The commission’s delegation is currently on a four-day visit to Jharkhand where the state government on Friday appealed to it to raise the vertical devolution of central taxes from the existing 41 per cent to 50 per cent.


Jharkhand Finance Minister, Radhakrishna Kishore, and Chief Secretary, Alka Tiwari, were present during the meeting.
The commission also held a series of meetings with representatives from local bodies, panchayati raj institutions, administrators of urban local bodies, trade organisations, industry associations, chambers of commerce, and political parties.


The delegation met Jharkhand chief minister Hemant Soren, who sought support for the all-around development of various sectors and communities in the state.


“Jharkhand contributes significantly to the country’s development as a state with extensive mining activities.

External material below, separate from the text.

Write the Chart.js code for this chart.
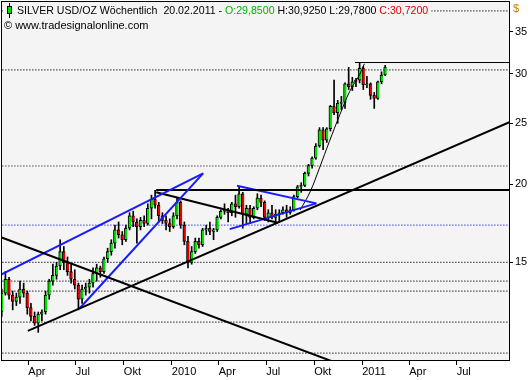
<!DOCTYPE html>
<html><head><meta charset="utf-8">
<script src="https://cdn.jsdelivr.net/npm/chart.js@4.4.1/dist/chart.umd.min.js"></script>
<style>html,body{margin:0;padding:0;background:#fff;overflow:hidden}#wrap{width:531px;height:380px}</style>
</head><body><div id="wrap"><canvas id="c" width="531" height="380"></canvas></div>
<script>
// ---------- DATA ----------
const weeks = [
'2009-02-09','2009-02-16','2009-02-23','2009-03-02','2009-03-09','2009-03-16','2009-03-23','2009-03-30',
'2009-04-06','2009-04-13','2009-04-20','2009-04-27','2009-05-04','2009-05-11','2009-05-18','2009-05-25',
'2009-06-01','2009-06-08','2009-06-15','2009-06-22','2009-06-29','2009-07-06','2009-07-13','2009-07-20',
'2009-07-27','2009-08-03','2009-08-10','2009-08-17','2009-08-24','2009-08-31','2009-09-07','2009-09-14',
'2009-09-21','2009-09-28','2009-10-05','2009-10-12','2009-10-19','2009-10-26','2009-11-02','2009-11-09',
'2009-11-16','2009-11-23','2009-11-30','2009-12-07','2009-12-14','2009-12-21','2009-12-28',
'2010-01-04','2010-01-11','2010-01-18','2010-01-25','2010-02-01','2010-02-08','2010-02-15','2010-02-22',
'2010-03-01','2010-03-08','2010-03-15','2010-03-22','2010-03-29','2010-04-05','2010-04-12','2010-04-19',
'2010-04-26','2010-05-03','2010-05-10','2010-05-17','2010-05-24','2010-05-31','2010-06-07','2010-06-14',
'2010-06-21','2010-06-28','2010-07-05','2010-07-12','2010-07-19','2010-07-26','2010-08-02','2010-08-09',
'2010-08-16','2010-08-23','2010-08-30','2010-09-06','2010-09-13','2010-09-20','2010-09-27','2010-10-04',
'2010-10-11','2010-10-18','2010-10-25','2010-11-01','2010-11-08','2010-11-15','2010-11-22','2010-11-29',
'2010-12-06','2010-12-13','2010-12-20','2010-12-27',
'2011-01-03','2011-01-10','2011-01-17','2011-01-24','2011-01-31','2011-02-07','2011-02-14'];
const opens = [
12.5,13.4,14.1,13.3,13.0,13.2,13.6,13.4,12.7,12.3,12.0,12.4,12.5,13.3,14.0,14.3,
14.8,15.6,15.0,14.5,14.1,13.8,13.1,13.6,13.7,13.9,14.4,14.7,14.5,15.2,15.6,16.1,
16.9,16.6,16.3,17.0,17.8,17.4,17.1,17.5,17.3,18.3,18.9,18.5,17.8,17.5,17.3,
17.1,17.8,18.7,17.2,16.2,15.0,15.6,16.2,16.0,16.9,17.0,16.8,16.9,17.7,18.1,18.2,
18.0,18.6,18.4,19.3,17.9,18.3,17.7,18.3,19.0,18.7,17.7,18.0,17.7,17.9,18.0,18.2,
18.0,18.2,19.1,19.8,19.9,20.8,21.4,22.0,23.0,24.4,23.5,24.5,26.6,26.0,26.9,27.0,
28.9,28.6,29.1,29.3,
30.6,28.8,28.9,27.7,27.4,29.1,29.85];
const highs = [
13.6,14.5,14.2,13.5,13.4,14.0,13.9,13.5,12.9,12.5,12.5,12.6,13.5,14.1,14.9,15.0,
16.3,15.9,15.3,14.9,14.6,13.9,13.8,13.9,14.1,14.7,14.9,14.8,15.3,15.8,16.3,17.2,
17.4,16.8,17.2,18.0,18.1,17.6,17.7,17.8,18.6,19.2,19.55,18.7,18.0,17.8,17.6,
18.0,19.0,18.8,17.4,16.5,15.9,16.4,16.4,17.0,17.2,17.4,17.0,17.8,18.2,18.6,18.3,
18.7,19.2,19.8,19.4,18.5,18.5,18.4,19.3,19.2,18.8,18.2,18.5,18.2,18.2,18.4,18.5,
18.4,19.2,19.9,20.1,20.9,21.5,22.1,23.2,24.6,24.6,24.6,26.7,29.3,27.2,27.6,29.0,
30.7,29.6,29.5,31.2,
30.8,29.7,29.0,28.0,29.2,30.2,30.925];
const lows = [
12.3,13.3,13.1,12.6,12.8,12.9,13.2,12.4,12.1,11.9,11.6,12.1,12.4,13.1,13.8,14.1,
14.6,14.6,14.3,13.9,13.6,12.6,12.9,13.3,13.4,13.7,14.0,14.2,14.4,15.0,15.4,15.8,
16.4,16.0,16.2,16.9,17.1,16.1,16.9,17.1,17.2,17.6,18.3,17.4,17.3,16.9,16.8,
17.0,17.6,17.0,16.0,14.7,14.9,15.5,15.8,15.9,16.6,16.6,16.3,16.8,17.6,17.9,17.4,
17.8,17.7,18.3,17.0,17.3,17.3,17.6,18.2,18.4,17.5,17.4,17.6,17.4,17.4,17.9,17.7,
17.9,18.1,19.0,19.4,19.8,20.6,21.2,21.9,22.9,22.7,23.3,24.3,25.8,25.0,26.3,26.4,
28.3,28.2,28.6,29.0,
28.3,28.5,27.3,26.4,27.3,28.9,29.78];
const closes = [
13.4,14.1,13.3,13.0,13.2,13.6,13.4,12.7,12.3,12.0,12.4,12.5,13.3,14.0,14.3,14.8,
15.6,15.0,14.5,14.1,13.8,13.1,13.6,13.7,13.9,14.4,14.7,14.5,15.2,15.6,16.1,16.9,
16.6,16.3,17.0,17.8,17.4,17.1,17.5,17.3,18.3,18.9,18.5,17.8,17.5,17.3,17.1,
17.8,18.7,17.2,16.2,15.0,15.6,16.2,16.0,16.9,17.0,16.8,16.9,17.7,18.1,18.2,18.0,
18.6,18.4,19.3,17.9,18.3,17.7,18.3,19.0,18.7,17.7,18.0,17.7,17.9,18.0,18.2,18.0,
18.2,19.1,19.8,19.9,20.8,21.4,22.0,23.0,24.4,23.5,24.5,26.6,26.0,26.9,27.0,28.9,
28.6,29.1,29.3,30.6,
28.8,28.9,27.7,27.4,29.1,29.85,30.72];

const tickDates  = ['2009-04-01','2009-07-01','2009-10-01','2010-01-01','2010-04-01','2010-07-01','2010-10-01','2011-01-01','2011-04-01','2011-07-01'];
const tickLabels = ['Apr','Jul','Okt','2010','Apr','Jul','Okt','2011','Apr','Jul'];
const yTicks = [15, 20, 25, 30, 35];

const headerTitle = 'SILVER USD/OZ Wöchentlich';
const headerDate = '20.02.2011';
const copyright = '© www.tradesignalonline.com';
const axisUnit = '$';

// drawn analysis lines (dates / prices)
const trendDownDates = ['2009-02-05','2010-11-19'];   const trendDownPrices = [16.48, 10.32];
const trendUpDates = ['2009-03-31','2011-10-18'];     const trendUpPrices = [11.66, 25.27];
const channelTopDates = ['2009-02-05','2010-03-02'];  const channelTopPrices = [14.31, 20.80];
const channelBotDates = ['2009-07-08','2010-03-02'];  const channelBotPrices = [12.66, 20.80];
const resistDates = ['2009-12-02','2010-07-23'];      const resistPrices = [19.40, 17.35];
const levelLowDates = ['2009-12-02','2011-12-31'];    const levelLowPrices = [19.56, 19.56];
const levelHighDates = ['2010-12-18','2011-12-31'];   const levelHighPrices = [31.25, 31.25];
const triTopDates = ['2010-05-06','2010-10-05'];      const triTopPrices = [19.88, 18.63];
const triBotDates = ['2010-04-22','2010-10-05'];      const triBotPrices = [16.95, 18.63];
const curveDates = ['2010-09-04','2010-09-23','2010-10-11','2010-10-30','2010-11-19','2010-12-08','2010-12-27','2011-01-05'];
const curvePrices = [18.18, 19.43, 21.21, 23.38, 25.79, 28.11, 29.90, 31.10];
const dottedLevels = [37.78, 30.41, 21.37, 15.0, 14.0, 13.5, 12.04, 10.75];
const blueDottedLevels = [17.2];
const dottedSpan = ['2009-01-01','2011-12-31'];

// ---------- CHART ----------
const dayOf = s => Math.round((Date.parse(s) - Date.parse('2009-01-01')) / 864e5);
const GREEN = '#00e000', RED = '#e00000', BLUE = '#1a1aff', PLOT_BG = '#f4f4f4';
const FONT = '"Liberation Sans", Arial, sans-serif';

const wickData = weeks.map((w, i) => ({x: dayOf(w), y: [lows[i], highs[i]]}));
const bodyData = weeks.map((w, i) => ({x: dayOf(w), y: [opens[i], closes[i]]}));
const bodyColors = opens.map((o, i) => closes[i] >= o ? GREEN : RED);

function seg(dates, prices, color, width, extra) {
  return Object.assign({
    type: 'line', data: dates.map((d, i) => ({x: dayOf(d), y: prices[i]})),
    borderColor: color, borderWidth: width, pointRadius: 0, fill: false, tension: 0, order: 0
  }, extra || {});
}
const lineSets = [];
dottedLevels.forEach(v => lineSets.push(seg(dottedSpan, [v, v], '#000', 1.2, {borderDash: [1, 2], order: 5})));
blueDottedLevels.forEach(v => lineSets.push(seg(dottedSpan, [v, v], BLUE, 1.2, {borderDash: [1, 2], order: 5})));
lineSets.push(seg(trendDownDates, trendDownPrices, '#000', 2));
lineSets.push(seg(trendUpDates, trendUpPrices, '#000', 2));
lineSets.push(seg(channelTopDates, channelTopPrices, BLUE, 2));
lineSets.push(seg(channelBotDates, channelBotPrices, BLUE, 2));
lineSets.push(seg(resistDates, resistPrices, '#000', 2));
lineSets.push(seg(levelLowDates, levelLowPrices, '#000', 2));
lineSets.push(seg(levelHighDates, levelHighPrices, '#000', 1));
lineSets.push(seg(triTopDates, triTopPrices, BLUE, 2));
lineSets.push(seg(triBotDates, triBotPrices, BLUE, 2));
lineSets.push(seg(curveDates, curvePrices, '#000', 1, {tension: 0.4}));

const fmt = v => v.toFixed(4).replace('.', ',');
const decor = {
  id: 'decor',
  beforeDraw(chart) {
    const {ctx, chartArea: a} = chart;
    ctx.save();
    ctx.fillStyle = '#fff'; ctx.fillRect(0, 0, chart.width, chart.height);
    ctx.fillStyle = PLOT_BG; ctx.fillRect(a.left, a.top, a.right - a.left, a.bottom - a.top);
    ctx.restore();
  },
  afterDatasetsDraw(chart) {
    const {ctx} = chart;
    const n = closes.length - 1;
    ctx.save();
    ctx.font = '10.6px ' + FONT; ctx.textBaseline = 'middle'; ctx.textAlign = 'left';
    const segs = [
      [headerTitle + '  ' + headerDate + ' - ', '#000'],
      ['O:' + fmt(opens[n]), '#00b400'],
      [' H:' + fmt(highs[n]) + ' L:' + fmt(lows[n]) + ' ', '#000'],
      ['C:' + fmt(closes[n]), '#e00000']];
    let total = 0; segs.forEach(s => total += ctx.measureText(s[0]).width);
    ctx.fillStyle = PLOT_BG; ctx.fillRect(3, 3, 17 + total, 16);
    // candle icon
    ctx.fillStyle = '#000'; ctx.fillRect(9, 3, 1, 15);
    ctx.fillStyle = GREEN; ctx.fillRect(7, 6, 5, 8);
    ctx.strokeStyle = '#000'; ctx.lineWidth = 1; ctx.strokeRect(7.5, 6.5, 4, 7);
    let x = 17;
    segs.forEach(s => { ctx.fillStyle = s[1]; ctx.fillText(s[0], x, 11); x += ctx.measureText(s[0]).width; });
    ctx.font = '11px ' + FONT;
    ctx.fillStyle = '#000'; ctx.fillText(copyright, 4, 26);
    ctx.restore();
  },
  afterDraw(chart) {
    const {ctx, chartArea: a} = chart;
    ctx.save();
    ctx.strokeStyle = '#000'; ctx.lineWidth = 1;
    ctx.strokeRect(a.left - 0.5, a.top - 0.5, a.right - a.left + 1, a.bottom - a.top + 1);
    ctx.font = '11px ' + FONT; ctx.textBaseline = 'middle'; ctx.fillStyle = '#c87800';
    ctx.fillText(axisUnit, a.right + 4, 9);
    ctx.restore();
  }
};

function noPad(s) { s.paddingTop = 0; s.paddingBottom = 0; s.paddingLeft = 0; s.paddingRight = 0; }

new Chart(document.getElementById('c'), {
  type: 'bar',
  data: {
    datasets: [
      {type: 'bar', data: wickData, backgroundColor: '#000', barThickness: 1, grouped: false, order: 2},
      {type: 'bar', data: bodyData, backgroundColor: bodyColors, borderColor: '#000',
       borderWidth: {left: 1, right: 0, top: 1, bottom: 1}, borderSkipped: false,
       barThickness: 3, grouped: false, order: 1}
    ].concat(lineSets)
  },
  options: {
    responsive: false, animation: false, devicePixelRatio: 1, events: [],
    layout: {padding: {left: 2, top: 2, right: 0, bottom: 0}},
    plugins: {legend: {display: false}, tooltip: {enabled: false}},
    scales: {
      x: {
        type: 'linear', min: 39.5, max: 1011.3, bounds: 'data', offset: false,
        afterFit(s) { s.height = 20; noPad(s); },
        afterBuildTicks(s) { s.ticks = tickDates.map(d => ({value: dayOf(d)})); },
        ticks: {autoSkip: false, maxRotation: 0, align: 'start', padding: 0, color: '#000',
                font: {family: FONT, size: 11}, callback: (v, i) => tickLabels[i]},
        grid: {drawOnChartArea: false, drawTicks: true, tickLength: 5, tickColor: '#000', offset: false},
        border: {display: false}
      },
      y: {
        type: 'logarithmic', position: 'right', min: 10.48, max: 39.03, bounds: 'data',
        afterFit(s) { s.width = 22; noPad(s); },
        afterBuildTicks(s) { s.ticks = yTicks.map(v => ({value: v})); },
        ticks: {autoSkip: false, padding: 2, color: '#000', font: {family: FONT, size: 11},
                callback: v => String(v)},
        grid: {drawOnChartArea: false, drawTicks: true, tickLength: 4, tickColor: '#000'},
        border: {display: false}
      }
    }
  },
  plugins: [decor]
});
</script>
</body></html>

But, it also faces consequences, such as environmental degradation, displacement of people, and loss of land. The land reclamation work by central mining companies is not being carried out in a planned manner,” he told the commission members.


Soren also sought autonomy to utilise financial resources according to the needs of the local population, as each state has different requirements, such as agriculture, health, education and livelihoods for Jharkhand.


Jharkhand has prepared a ₹1.45-lakh-crore budget for the ongoing fiscal, with ₹62,844 crore earmarked for social welfare programmes to help the poor, women and other vulnerable groups.


For its popular Jharkhand Mukhyamantri Maiya Samman Yojana, which aims to enhance the financial security and well-being of women in the age bracket of 18-50 years, it allocated ₹13,363 crore.


Besides this, ₹5,000 crore has been allocated towards providing free electricity.


Last month, the chief minister called for a provision in the Coal Bearing Areas (Acquisition and Development) (CBA) Act, requiring companies to return land to the state government after mining activities.


The CM had also demanded the release of ₹1.40 lakh crore owed by mining companies at the recent NITI Aayog Governing Council meeting chaired by Prime Minister Narendra Modi.